What I Know: Living with Chronic Illness

After living with the various symptoms and ever-changing treatments for autoimmune disorders, I have become an expert of sorts. Future posts to this blog will be dedicated to my friends who also juggle their energies, meds, and coping skills to managing their own chronic illnesses.

Fibromyalgia, lupus, chronic fatigue, MS, post-polio, Chrone's, psoriasis, and other autoimmune disorders have many symptoms in common: fatigue, brain fog, digestive disorders, weakness, sleep disorders, and relentless pain that migrates throughout the body and resists management. We also deal with abundant medications, advice from well-meaning friends and family, difficulty maintaining healthy relationships, and the plethora of health-related articles on what we should be doing -- advice that changes with the seasons! To say the least, it's a tight rope we walk daily. So, we tend to stick together on social media and elsewhere. Each autoimmune disorder has a variety of online support groups, including Facebook pages. I encourage everyone to respond openly to these posts and let us know which support groups have provided you with the best advice.
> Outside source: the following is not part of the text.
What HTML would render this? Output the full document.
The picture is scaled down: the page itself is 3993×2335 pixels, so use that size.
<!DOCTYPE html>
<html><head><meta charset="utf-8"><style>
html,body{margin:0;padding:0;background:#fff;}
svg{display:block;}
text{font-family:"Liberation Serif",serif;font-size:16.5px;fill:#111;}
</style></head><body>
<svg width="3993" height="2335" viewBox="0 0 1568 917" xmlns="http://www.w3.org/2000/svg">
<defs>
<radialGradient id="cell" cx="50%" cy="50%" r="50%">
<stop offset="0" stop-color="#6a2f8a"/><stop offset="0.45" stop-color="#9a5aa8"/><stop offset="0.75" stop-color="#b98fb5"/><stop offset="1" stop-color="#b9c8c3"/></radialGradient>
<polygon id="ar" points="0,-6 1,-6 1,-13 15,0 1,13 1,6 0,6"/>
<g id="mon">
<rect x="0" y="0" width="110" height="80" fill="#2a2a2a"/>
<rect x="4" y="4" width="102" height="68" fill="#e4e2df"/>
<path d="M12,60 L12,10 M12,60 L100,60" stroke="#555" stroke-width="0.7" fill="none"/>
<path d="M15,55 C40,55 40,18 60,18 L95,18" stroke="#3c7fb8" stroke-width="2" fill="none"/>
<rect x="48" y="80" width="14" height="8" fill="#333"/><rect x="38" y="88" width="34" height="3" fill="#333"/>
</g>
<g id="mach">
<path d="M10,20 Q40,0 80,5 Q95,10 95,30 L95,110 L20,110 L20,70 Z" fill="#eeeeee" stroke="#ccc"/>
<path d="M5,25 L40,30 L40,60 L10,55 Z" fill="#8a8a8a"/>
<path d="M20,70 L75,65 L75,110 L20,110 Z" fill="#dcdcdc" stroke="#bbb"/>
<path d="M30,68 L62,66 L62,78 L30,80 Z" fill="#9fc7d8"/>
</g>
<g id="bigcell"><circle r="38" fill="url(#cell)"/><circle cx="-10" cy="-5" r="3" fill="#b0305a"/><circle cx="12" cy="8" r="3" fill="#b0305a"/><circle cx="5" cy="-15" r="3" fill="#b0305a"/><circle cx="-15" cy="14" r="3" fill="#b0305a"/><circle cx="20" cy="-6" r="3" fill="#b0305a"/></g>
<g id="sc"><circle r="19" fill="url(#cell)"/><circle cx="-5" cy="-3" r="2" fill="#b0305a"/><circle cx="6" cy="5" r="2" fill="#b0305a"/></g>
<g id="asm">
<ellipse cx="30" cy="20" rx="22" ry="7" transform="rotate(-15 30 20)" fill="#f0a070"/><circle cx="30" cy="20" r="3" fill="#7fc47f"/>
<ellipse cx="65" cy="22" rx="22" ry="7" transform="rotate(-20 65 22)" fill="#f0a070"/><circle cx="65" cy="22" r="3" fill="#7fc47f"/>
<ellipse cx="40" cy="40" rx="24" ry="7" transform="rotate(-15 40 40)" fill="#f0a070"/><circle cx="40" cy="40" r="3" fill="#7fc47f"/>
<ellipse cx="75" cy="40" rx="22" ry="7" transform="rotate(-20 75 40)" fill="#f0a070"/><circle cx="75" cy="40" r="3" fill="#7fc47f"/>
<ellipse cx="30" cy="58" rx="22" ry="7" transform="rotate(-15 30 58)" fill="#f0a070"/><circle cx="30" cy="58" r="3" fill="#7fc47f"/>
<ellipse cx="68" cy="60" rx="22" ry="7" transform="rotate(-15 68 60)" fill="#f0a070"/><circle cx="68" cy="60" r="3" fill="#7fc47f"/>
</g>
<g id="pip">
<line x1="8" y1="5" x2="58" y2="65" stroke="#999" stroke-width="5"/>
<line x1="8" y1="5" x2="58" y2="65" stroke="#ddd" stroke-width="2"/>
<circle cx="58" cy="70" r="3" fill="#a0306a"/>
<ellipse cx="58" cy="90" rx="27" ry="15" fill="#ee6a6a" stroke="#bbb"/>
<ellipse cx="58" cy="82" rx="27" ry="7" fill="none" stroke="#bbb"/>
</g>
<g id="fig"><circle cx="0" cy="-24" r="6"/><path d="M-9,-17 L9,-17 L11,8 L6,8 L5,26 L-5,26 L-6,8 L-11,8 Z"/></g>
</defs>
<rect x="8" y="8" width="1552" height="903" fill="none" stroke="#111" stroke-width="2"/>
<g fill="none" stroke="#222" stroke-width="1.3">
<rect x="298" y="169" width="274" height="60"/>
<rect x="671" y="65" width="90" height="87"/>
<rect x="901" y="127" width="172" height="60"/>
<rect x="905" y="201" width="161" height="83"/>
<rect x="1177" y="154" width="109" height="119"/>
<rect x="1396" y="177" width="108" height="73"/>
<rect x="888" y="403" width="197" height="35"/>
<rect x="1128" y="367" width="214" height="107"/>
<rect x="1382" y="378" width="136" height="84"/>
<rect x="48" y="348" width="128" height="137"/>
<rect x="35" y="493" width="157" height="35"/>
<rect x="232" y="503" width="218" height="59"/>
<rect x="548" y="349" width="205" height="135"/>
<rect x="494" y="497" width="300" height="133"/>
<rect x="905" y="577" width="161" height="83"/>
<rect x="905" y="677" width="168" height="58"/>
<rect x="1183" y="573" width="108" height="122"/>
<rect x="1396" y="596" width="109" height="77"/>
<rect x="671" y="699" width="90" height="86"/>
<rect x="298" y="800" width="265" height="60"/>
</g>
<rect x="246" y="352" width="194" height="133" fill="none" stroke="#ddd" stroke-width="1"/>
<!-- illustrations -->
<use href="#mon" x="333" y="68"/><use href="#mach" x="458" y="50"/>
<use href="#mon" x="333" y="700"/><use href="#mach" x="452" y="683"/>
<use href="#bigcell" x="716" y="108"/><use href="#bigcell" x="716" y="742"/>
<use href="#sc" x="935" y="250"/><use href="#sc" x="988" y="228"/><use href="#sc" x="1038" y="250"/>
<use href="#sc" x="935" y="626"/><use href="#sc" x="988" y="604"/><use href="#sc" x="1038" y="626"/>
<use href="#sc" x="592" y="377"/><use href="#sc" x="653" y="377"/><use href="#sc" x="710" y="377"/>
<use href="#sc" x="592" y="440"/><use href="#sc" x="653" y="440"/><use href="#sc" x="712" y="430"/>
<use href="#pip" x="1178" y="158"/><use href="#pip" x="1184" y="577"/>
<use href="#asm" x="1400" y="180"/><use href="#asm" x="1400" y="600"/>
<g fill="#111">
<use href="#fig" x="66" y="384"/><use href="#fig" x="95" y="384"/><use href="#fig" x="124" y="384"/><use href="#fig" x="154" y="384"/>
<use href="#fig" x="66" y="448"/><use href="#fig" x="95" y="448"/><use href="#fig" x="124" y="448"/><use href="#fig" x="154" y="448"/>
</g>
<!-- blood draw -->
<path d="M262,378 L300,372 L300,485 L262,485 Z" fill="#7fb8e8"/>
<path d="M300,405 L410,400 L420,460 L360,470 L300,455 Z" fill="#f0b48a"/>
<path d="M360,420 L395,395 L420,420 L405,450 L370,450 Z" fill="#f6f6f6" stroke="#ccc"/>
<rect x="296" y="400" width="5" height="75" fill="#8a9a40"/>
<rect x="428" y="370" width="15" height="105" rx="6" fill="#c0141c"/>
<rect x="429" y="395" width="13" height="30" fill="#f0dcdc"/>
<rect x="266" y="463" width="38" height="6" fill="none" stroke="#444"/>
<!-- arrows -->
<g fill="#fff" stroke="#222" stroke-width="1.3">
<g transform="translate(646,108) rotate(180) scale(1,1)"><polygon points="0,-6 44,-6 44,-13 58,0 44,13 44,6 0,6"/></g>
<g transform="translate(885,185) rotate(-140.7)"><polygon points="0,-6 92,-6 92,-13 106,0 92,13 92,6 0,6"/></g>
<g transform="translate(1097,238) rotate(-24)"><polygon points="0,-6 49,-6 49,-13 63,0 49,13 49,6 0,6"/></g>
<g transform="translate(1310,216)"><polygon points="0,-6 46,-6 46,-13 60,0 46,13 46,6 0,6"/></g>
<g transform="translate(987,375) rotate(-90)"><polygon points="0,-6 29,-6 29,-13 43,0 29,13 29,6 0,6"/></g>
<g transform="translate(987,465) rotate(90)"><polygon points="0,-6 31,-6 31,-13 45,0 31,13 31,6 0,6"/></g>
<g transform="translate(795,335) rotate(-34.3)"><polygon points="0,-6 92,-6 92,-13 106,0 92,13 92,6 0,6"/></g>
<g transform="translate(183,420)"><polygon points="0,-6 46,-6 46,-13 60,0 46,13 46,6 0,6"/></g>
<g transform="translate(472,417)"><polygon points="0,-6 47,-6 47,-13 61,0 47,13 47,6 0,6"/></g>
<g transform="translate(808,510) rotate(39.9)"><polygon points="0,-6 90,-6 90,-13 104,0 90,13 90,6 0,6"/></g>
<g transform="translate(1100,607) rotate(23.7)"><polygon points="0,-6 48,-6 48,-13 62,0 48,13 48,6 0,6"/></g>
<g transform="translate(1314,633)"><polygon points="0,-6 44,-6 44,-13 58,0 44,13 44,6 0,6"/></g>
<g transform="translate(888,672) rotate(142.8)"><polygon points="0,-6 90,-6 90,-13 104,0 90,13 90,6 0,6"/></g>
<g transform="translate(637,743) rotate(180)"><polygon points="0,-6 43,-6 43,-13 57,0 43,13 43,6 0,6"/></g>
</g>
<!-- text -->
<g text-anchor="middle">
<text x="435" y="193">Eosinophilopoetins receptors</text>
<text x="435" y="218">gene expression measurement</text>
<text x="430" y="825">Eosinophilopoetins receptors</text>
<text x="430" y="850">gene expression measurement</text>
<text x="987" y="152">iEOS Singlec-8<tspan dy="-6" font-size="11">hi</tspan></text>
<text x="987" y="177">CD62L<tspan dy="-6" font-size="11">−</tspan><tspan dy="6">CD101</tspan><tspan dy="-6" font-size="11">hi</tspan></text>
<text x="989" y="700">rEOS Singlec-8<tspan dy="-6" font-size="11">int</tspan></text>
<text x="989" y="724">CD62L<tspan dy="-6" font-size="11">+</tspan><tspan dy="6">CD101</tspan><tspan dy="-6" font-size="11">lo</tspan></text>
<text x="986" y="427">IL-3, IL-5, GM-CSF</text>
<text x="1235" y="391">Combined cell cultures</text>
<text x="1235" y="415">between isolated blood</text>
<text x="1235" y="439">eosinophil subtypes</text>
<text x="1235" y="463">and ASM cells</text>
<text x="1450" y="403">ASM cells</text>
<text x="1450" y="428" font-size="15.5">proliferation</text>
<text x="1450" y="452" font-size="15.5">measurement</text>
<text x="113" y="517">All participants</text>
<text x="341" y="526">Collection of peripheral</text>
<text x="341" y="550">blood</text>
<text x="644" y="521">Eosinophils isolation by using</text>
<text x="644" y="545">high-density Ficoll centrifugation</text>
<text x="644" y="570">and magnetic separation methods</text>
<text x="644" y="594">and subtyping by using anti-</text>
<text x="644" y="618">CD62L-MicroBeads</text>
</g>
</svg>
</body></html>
My husband gave me a paperback book (among other gifts) for my birthday. It's more like a magazine, entitled "Solutions for Living with Chronic Pain" (2016) from the Mayo Foundation for Medical Education and Research. I'll be referring to it in future blog posts. My intention is to include a few quotes from each of its eleven chapters, with quotes by people who have posted online. I hope this venture will benefit as many as those who read it and pass it along to others.